* Start Dataset content *

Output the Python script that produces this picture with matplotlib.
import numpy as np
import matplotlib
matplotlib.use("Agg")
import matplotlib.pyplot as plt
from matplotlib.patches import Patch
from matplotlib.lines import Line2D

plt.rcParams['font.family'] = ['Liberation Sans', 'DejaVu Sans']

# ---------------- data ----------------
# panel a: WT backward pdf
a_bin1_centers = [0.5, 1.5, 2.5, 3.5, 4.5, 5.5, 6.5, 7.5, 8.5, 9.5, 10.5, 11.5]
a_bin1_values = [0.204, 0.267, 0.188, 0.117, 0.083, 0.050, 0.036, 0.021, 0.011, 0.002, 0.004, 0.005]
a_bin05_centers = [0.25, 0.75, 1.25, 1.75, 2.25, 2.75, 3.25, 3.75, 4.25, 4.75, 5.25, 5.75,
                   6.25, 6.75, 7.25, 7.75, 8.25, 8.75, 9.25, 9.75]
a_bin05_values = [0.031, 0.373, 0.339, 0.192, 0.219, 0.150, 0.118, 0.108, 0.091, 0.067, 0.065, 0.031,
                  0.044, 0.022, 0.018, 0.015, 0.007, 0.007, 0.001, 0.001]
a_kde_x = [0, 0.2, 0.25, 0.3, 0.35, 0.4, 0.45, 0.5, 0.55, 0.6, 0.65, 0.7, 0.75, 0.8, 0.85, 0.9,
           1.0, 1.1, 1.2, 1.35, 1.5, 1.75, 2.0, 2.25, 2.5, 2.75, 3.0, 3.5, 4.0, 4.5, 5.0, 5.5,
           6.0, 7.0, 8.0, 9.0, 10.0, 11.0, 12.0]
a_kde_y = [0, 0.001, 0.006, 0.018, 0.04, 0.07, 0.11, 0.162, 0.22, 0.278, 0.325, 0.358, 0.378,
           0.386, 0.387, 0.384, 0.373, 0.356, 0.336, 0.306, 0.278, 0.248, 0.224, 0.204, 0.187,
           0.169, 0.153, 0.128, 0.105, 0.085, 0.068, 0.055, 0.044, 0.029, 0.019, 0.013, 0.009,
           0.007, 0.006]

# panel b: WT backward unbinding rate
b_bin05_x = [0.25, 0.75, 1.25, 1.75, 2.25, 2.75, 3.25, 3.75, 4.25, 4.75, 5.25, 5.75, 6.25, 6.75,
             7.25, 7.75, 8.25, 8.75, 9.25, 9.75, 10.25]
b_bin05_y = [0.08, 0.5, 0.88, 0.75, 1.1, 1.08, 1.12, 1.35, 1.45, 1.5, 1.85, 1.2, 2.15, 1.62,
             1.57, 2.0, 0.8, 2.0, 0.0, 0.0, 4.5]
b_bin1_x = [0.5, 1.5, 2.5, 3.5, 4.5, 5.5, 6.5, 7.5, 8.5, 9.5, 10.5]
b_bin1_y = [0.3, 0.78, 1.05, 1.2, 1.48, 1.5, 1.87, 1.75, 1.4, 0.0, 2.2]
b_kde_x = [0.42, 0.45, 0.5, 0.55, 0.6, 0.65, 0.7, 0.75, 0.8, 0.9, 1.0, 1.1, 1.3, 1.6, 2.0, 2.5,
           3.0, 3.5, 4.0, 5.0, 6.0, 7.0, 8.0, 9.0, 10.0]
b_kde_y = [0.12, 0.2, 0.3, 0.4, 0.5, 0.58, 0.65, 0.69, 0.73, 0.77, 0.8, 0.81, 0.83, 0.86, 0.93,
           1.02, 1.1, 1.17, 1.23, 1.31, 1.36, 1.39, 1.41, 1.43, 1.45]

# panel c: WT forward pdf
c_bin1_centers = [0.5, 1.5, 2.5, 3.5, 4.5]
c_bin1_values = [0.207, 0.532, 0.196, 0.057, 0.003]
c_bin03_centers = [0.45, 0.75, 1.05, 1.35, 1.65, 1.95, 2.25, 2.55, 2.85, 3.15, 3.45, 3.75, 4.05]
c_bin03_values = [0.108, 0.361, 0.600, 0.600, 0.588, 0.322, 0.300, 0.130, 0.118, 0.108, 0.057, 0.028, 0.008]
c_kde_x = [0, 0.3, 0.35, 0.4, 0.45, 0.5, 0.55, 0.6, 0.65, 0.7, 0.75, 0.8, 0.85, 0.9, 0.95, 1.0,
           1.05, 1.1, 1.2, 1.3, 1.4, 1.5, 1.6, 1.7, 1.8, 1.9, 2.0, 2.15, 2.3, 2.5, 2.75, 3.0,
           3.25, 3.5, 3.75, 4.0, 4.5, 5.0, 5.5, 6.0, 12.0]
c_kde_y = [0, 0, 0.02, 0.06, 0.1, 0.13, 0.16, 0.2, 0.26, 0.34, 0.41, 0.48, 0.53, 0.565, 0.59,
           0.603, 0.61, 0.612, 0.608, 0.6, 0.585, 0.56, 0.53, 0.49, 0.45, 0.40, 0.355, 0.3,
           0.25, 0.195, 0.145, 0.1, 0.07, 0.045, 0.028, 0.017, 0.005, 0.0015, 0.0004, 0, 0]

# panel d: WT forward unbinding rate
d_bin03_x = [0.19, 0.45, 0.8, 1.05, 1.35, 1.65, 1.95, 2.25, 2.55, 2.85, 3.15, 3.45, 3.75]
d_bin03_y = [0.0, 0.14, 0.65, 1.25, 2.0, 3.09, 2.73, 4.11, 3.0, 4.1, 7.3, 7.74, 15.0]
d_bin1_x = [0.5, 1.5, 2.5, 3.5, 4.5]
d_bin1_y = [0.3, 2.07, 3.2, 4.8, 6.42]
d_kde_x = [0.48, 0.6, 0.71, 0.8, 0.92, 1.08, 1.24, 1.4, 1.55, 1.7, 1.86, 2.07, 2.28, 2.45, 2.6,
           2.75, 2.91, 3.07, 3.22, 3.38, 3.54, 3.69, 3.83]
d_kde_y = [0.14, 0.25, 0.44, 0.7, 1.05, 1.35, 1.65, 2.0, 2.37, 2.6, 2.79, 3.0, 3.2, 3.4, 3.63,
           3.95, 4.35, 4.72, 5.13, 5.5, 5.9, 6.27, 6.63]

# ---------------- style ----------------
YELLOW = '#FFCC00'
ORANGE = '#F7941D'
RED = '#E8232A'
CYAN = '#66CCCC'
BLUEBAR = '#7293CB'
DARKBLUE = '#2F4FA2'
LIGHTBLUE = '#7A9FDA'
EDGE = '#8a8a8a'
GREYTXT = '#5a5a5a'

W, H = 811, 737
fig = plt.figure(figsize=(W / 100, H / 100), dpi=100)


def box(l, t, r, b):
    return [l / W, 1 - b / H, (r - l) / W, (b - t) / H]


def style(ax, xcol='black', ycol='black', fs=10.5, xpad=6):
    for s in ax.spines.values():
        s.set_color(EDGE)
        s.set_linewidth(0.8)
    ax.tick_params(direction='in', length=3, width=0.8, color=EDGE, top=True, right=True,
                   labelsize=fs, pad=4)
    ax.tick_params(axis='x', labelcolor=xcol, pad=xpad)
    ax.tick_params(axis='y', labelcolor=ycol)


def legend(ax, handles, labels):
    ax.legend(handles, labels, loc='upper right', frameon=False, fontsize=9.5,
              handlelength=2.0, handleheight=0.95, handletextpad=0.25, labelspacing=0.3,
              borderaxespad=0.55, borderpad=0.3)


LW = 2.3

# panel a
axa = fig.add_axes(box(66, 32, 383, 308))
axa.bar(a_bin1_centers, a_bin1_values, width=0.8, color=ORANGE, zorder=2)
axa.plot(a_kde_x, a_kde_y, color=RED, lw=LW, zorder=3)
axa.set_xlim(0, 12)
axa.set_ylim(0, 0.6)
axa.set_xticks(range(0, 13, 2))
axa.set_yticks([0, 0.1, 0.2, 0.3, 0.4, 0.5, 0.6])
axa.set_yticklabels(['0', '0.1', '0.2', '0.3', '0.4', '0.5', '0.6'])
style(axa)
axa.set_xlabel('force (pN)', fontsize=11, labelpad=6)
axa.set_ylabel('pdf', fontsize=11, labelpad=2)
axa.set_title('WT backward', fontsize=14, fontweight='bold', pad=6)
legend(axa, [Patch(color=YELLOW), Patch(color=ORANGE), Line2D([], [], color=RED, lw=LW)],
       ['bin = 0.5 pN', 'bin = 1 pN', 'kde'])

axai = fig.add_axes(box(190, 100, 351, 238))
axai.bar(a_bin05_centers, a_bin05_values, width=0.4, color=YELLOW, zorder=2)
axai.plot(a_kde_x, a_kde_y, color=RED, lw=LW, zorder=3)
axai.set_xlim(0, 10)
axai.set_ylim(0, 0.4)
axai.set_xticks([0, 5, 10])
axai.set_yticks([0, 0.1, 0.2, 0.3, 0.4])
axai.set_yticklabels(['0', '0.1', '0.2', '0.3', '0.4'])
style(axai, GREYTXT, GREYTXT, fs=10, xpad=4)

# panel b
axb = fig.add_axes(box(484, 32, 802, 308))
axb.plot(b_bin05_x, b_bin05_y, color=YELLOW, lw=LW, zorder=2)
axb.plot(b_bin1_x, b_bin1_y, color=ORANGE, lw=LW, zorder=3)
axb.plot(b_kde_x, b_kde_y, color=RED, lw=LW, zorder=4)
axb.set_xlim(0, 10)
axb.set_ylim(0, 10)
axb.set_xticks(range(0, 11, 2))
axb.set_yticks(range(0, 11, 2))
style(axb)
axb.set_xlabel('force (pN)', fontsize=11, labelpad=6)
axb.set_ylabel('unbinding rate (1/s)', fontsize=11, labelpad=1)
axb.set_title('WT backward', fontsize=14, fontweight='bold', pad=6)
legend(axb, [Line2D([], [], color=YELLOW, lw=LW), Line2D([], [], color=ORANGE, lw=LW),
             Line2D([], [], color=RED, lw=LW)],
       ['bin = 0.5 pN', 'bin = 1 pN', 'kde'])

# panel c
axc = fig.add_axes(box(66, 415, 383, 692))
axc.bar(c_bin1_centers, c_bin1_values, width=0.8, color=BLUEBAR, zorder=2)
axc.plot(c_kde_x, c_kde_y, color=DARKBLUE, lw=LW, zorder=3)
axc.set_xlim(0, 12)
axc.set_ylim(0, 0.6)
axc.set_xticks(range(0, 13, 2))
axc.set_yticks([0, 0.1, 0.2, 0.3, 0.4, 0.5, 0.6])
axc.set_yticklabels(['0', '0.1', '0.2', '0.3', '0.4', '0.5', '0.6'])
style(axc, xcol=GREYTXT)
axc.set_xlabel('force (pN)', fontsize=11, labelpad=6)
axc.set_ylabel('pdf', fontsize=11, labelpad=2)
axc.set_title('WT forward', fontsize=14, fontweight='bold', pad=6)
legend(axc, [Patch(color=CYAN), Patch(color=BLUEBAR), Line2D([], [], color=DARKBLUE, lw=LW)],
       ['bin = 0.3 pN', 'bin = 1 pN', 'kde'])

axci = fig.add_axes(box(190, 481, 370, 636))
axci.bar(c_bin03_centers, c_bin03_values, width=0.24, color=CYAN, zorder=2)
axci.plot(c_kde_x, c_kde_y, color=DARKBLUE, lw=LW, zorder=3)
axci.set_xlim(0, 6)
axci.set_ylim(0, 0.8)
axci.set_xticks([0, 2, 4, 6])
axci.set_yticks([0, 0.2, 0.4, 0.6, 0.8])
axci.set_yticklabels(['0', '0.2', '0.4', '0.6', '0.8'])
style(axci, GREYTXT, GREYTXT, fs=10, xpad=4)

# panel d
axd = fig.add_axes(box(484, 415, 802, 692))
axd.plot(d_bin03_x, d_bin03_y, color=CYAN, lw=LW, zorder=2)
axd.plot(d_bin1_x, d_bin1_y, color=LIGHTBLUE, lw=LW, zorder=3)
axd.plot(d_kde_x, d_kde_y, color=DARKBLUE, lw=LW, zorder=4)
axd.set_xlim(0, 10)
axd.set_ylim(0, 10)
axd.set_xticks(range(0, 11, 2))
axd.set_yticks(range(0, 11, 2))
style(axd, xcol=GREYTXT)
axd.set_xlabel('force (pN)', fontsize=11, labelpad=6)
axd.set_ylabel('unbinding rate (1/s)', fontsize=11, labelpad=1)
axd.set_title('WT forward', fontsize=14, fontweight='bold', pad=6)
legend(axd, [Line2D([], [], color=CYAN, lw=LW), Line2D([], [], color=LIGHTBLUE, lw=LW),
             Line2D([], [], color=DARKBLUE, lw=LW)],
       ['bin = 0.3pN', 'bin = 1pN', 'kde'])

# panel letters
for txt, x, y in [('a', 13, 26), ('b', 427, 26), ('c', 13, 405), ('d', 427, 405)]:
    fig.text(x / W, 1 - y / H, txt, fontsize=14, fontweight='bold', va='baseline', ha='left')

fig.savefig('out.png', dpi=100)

* End Dataset content *

**Task description**
Print the listing above from its first line through the line with "plt.rcParams['font.family'] = ['Liberation", and stop there.

**Task result**
Output the Python script that produces this picture with matplotlib.
import numpy as np
import matplotlib
matplotlib.use("Agg")
import matplotlib.pyplot as plt
from matplotlib.patches import Patch
from matplotlib.lines import Line2D

plt.rcParams['font.family'] = ['Liberation Sans', 'DejaVu Sans']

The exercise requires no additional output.